Во-вторых, современное искусство включает в себя собственное описание и толкование. Более того, это описание (назовем его концептуалистски – «документация») чаще всего важнее собственно объекта. Дотошное, доскональное, оно дает возможность рефлексировать без огляд­­ки на уместность такого занятия, выпадать из времени, в котором проходит повседневность. Груда кирпичей сама по себе есть только груда кирпичей; но вставленная в рамку современного искусства, сопровожденная дескрипцией самого художника, куратора, критиков, всех, она становится важным фактом сознания людей, которые со-участвуют в процессе. Одно неотделимо от другого. Напомню, что отчетливо артикулированная рефлексия была исключительной прерогативой европейской культуры. В современном искусстве она сочетается с волевым актом – ведь для того, чтобы создать рамку и навести ее на некий кусок жизни, требуется недюжинное усилие. Виктор Шкловский назвал бы это «перебивкой автоматизма». Он же признал бы в некоторых произведениях contemporary art свое любимое «обнажение приема».

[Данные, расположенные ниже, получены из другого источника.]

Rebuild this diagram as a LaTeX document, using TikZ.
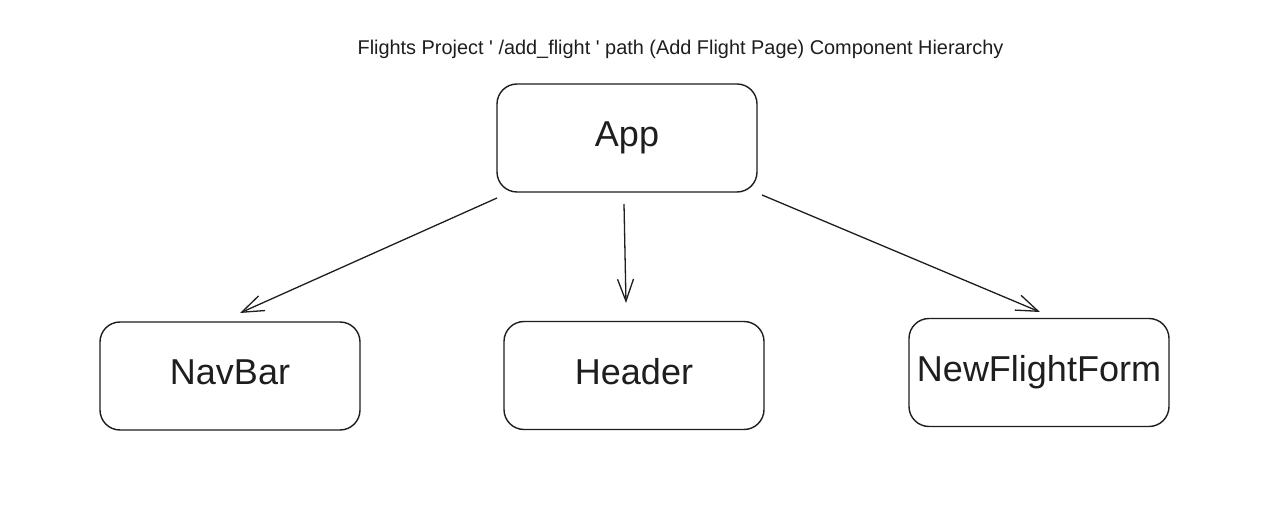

Наконец, в-третьих. Не претендуя на универсальность, не исключая существования другого искусства (коммерческого или «высокого» – неважно), contemporary art концентрирует в себе еще одну важнейшую европейскую ценность – мультикультурализм. Оно отрицает разговор в системе «это лучше чем то, так как прекраснее, важнее, ценнее», ибо подобный разговор неизбежно ведется исходя из непроясненных, неотрефлексированнных изначальных позиций и исключает общий язык с тем, с кем этот разговор ведется. Странным образом, именно мультикультурализм является рамкой, в которой возможно сосуществование не только разных культурных феноменов, но и осознание их разности на базе того, что здесь и сейчас они находятся рядом. Это немного похоже на буддийскую концепцию, согласно которой мир состоит из мириады дхарм, каждая из которых отдельна – и дхарма под названием «Война и мир», и дхарма под названием «Три мушкетера», и дхарма под названием «Сравнительный анализ “Войны и мира” и “Трех мушкетеров”». Только наше сознание способно выхватывать дхармы из этого бесконечного океана и как-то совмещать их, создавать мыслительные конструкции, выстраивать детерменистские связи и проч. Попросту говоря, это и называется «свобода». Максимально явлена она в небольшой части мира, где – быть может – живется не так богато и даже не так внешне интересно, как кое-где еще, но где уже почти семьдесят лет люди не убивают друг друга в массовом порядке, дают жить себе и другим, дают возможность себе и другим – подумать. Этой главной европейской ценности министр Мединский никогда не поймет. Для него и его товарищей «европейские ценности» – это то, что можно купить за дикие русские деньги во время шопинга в Лондоне или Милане.